Work to do: Select the lines of the records containing the word "this" and list them.

Records:
+ + + + + + +

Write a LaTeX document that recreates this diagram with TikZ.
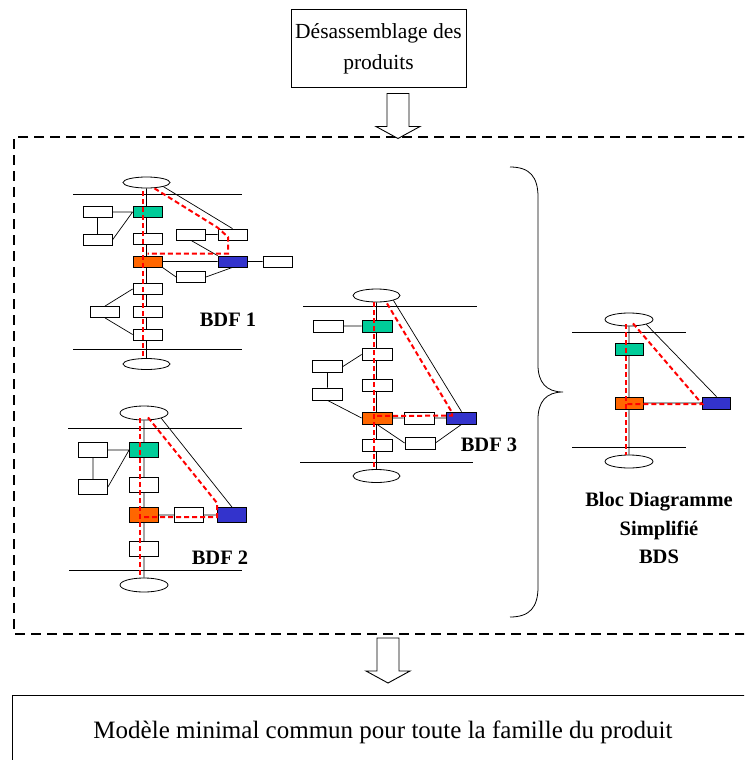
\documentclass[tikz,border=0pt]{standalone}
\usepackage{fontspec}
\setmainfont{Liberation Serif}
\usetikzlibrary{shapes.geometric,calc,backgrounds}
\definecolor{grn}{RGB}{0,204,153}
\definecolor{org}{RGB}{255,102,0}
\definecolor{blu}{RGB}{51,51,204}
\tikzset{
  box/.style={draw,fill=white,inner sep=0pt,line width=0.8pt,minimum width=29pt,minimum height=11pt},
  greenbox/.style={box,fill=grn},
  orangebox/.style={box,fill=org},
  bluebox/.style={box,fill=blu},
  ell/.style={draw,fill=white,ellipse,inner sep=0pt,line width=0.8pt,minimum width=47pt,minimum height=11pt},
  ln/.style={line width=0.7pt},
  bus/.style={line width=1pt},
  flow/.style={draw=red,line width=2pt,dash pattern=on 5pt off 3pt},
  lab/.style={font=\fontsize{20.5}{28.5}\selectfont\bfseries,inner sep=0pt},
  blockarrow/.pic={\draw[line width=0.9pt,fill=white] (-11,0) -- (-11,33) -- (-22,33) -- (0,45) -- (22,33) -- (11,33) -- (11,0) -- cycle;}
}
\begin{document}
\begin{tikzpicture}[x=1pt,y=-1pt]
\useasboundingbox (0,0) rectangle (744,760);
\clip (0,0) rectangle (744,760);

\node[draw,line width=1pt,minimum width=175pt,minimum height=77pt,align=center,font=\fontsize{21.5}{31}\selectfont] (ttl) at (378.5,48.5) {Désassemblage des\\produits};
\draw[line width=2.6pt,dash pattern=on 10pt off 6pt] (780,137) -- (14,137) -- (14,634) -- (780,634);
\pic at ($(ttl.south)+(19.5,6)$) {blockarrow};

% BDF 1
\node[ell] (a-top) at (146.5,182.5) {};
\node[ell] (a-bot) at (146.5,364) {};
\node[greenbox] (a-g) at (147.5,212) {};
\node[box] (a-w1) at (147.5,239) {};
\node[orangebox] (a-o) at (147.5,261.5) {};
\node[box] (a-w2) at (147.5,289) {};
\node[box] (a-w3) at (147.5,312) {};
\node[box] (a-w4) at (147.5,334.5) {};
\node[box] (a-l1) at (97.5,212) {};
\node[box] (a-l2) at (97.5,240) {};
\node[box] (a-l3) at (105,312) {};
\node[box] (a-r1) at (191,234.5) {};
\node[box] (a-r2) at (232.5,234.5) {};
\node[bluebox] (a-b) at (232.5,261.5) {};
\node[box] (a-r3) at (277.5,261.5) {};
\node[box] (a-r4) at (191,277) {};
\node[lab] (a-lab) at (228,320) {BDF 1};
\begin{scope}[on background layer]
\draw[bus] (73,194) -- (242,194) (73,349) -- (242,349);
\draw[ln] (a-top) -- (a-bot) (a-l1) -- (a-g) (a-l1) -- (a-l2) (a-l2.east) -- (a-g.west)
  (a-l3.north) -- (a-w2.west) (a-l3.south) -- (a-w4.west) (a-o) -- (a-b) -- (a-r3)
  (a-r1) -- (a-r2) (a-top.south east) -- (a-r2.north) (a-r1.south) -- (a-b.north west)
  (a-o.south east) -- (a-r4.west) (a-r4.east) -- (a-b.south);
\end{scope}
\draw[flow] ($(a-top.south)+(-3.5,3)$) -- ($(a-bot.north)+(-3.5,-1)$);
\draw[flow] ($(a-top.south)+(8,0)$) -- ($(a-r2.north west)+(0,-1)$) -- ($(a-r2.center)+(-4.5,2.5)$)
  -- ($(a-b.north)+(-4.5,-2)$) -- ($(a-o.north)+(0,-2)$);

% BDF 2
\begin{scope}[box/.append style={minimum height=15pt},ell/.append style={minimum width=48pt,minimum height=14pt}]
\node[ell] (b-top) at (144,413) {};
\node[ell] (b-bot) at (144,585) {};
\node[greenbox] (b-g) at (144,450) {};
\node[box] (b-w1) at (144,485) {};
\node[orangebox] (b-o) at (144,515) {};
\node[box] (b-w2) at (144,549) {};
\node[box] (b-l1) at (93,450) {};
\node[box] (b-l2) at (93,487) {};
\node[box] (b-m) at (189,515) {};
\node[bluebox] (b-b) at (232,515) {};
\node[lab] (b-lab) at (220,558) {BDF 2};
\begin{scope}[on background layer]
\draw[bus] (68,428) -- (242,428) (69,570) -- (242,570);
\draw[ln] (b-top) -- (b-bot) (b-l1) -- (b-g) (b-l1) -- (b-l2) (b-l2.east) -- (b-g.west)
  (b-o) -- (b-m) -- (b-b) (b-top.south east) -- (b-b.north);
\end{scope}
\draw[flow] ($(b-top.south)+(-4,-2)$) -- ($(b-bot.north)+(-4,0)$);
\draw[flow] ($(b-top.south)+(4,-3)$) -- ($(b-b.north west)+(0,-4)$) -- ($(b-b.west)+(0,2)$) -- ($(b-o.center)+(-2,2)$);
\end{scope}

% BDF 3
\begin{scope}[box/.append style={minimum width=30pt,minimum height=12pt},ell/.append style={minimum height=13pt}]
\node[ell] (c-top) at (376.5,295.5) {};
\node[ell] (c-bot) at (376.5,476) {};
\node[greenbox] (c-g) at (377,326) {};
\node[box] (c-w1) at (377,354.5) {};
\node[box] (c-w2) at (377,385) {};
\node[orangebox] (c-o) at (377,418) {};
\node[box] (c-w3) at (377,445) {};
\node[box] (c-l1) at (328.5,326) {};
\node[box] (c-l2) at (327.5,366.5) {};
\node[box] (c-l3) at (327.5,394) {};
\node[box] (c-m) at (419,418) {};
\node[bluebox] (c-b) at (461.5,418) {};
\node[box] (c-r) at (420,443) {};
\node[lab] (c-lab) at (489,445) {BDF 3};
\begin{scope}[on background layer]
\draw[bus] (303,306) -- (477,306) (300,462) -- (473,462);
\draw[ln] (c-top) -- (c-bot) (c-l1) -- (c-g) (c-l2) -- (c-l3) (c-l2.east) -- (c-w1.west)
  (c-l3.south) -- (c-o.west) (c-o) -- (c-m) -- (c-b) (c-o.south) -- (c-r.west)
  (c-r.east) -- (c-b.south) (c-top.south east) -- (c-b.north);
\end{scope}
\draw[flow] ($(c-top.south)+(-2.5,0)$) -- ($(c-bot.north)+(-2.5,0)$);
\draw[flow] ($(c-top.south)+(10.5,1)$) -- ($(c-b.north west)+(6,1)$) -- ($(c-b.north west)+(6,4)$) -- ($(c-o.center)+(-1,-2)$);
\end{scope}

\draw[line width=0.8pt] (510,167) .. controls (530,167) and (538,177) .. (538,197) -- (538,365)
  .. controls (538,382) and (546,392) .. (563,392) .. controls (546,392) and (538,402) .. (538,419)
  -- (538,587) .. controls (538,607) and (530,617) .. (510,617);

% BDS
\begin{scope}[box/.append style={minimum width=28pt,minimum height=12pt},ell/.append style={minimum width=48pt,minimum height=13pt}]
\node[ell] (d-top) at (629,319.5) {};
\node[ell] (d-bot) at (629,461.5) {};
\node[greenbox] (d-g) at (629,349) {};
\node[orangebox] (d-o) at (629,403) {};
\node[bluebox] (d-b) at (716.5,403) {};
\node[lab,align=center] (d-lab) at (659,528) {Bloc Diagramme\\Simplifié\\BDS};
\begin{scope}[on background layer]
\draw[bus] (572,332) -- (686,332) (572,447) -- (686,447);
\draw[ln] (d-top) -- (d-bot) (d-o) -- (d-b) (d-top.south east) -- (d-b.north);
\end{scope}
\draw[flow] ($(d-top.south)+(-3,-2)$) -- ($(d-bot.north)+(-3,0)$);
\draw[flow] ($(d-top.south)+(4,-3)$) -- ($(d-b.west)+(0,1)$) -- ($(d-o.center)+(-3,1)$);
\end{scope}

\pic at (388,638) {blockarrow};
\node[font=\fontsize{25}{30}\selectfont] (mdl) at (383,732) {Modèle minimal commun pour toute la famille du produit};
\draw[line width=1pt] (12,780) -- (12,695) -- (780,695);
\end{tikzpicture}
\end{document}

+ + + + + + +

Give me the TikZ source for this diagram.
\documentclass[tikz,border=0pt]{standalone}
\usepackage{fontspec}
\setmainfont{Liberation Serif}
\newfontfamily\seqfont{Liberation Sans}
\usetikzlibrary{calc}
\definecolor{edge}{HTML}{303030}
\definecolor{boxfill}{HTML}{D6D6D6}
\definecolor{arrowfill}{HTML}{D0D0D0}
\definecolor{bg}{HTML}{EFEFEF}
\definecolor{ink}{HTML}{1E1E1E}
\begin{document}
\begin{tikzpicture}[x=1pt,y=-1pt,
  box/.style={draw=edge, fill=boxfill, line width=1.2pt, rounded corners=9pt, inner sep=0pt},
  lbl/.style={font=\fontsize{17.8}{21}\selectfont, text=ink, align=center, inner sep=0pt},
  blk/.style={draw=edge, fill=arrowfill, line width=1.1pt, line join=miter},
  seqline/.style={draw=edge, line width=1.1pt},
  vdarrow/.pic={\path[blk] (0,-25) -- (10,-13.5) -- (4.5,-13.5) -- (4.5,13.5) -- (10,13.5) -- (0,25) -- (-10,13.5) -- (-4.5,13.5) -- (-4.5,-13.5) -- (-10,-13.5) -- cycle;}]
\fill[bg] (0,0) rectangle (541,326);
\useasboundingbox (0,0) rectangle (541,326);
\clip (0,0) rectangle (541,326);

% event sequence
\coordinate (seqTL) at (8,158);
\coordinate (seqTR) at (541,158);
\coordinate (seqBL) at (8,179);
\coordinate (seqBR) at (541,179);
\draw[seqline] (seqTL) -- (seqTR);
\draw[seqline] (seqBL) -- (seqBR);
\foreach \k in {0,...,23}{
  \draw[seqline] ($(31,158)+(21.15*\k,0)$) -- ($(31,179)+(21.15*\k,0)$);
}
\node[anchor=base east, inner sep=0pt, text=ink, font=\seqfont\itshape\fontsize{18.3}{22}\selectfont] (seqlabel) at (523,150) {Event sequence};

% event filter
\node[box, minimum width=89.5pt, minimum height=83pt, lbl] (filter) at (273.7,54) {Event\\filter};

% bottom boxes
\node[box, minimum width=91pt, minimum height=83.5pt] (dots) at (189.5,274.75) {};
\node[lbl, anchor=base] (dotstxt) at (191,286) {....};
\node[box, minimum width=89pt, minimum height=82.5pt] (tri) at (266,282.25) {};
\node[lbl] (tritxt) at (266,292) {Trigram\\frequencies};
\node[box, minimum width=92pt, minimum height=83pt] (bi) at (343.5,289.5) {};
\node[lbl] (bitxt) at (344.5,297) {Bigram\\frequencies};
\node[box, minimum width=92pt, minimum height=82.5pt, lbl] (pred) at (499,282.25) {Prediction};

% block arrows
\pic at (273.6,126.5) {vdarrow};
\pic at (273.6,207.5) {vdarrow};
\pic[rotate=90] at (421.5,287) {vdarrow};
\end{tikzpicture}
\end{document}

+ + + + + + +

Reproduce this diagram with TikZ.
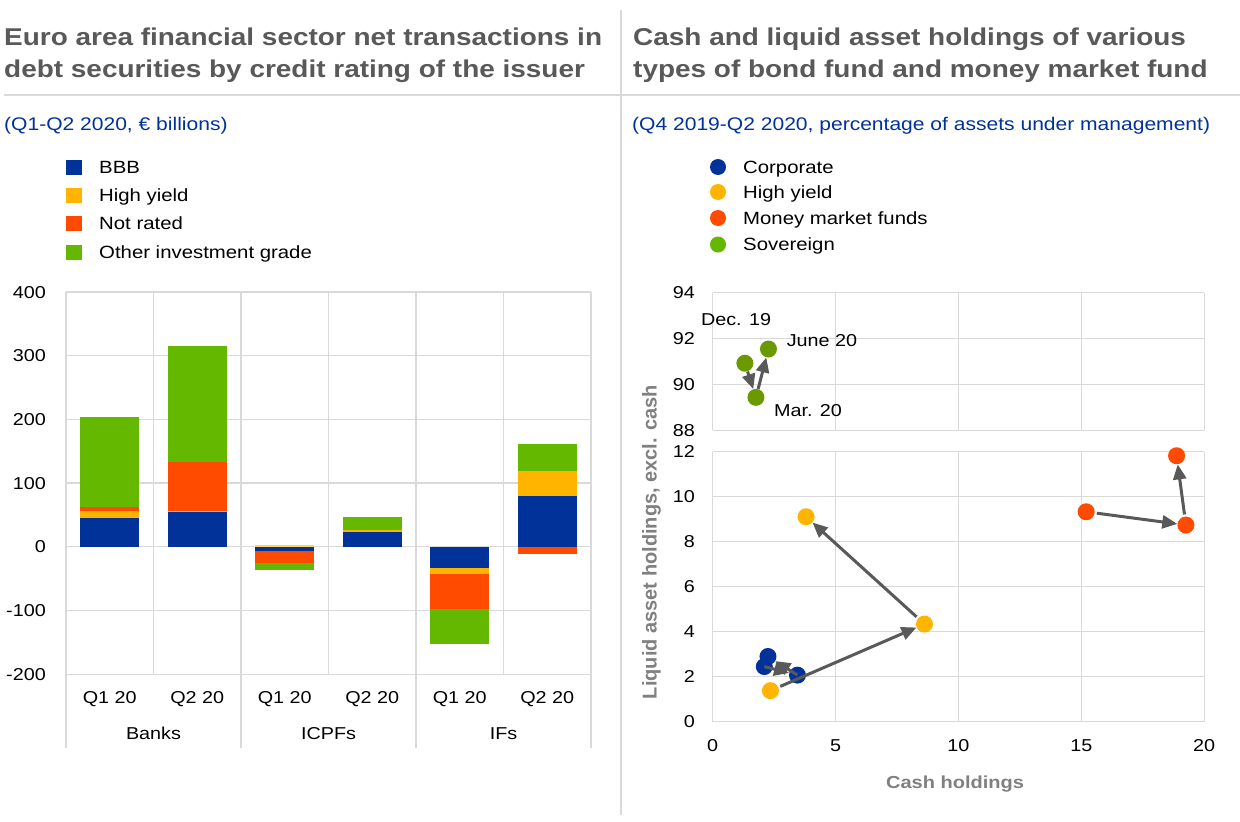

+ + + + + + +

Worked solution:
Write a LaTeX document that recreates this diagram with TikZ.
Give me the TikZ source for this diagram.
Reproduce this diagram with TikZ.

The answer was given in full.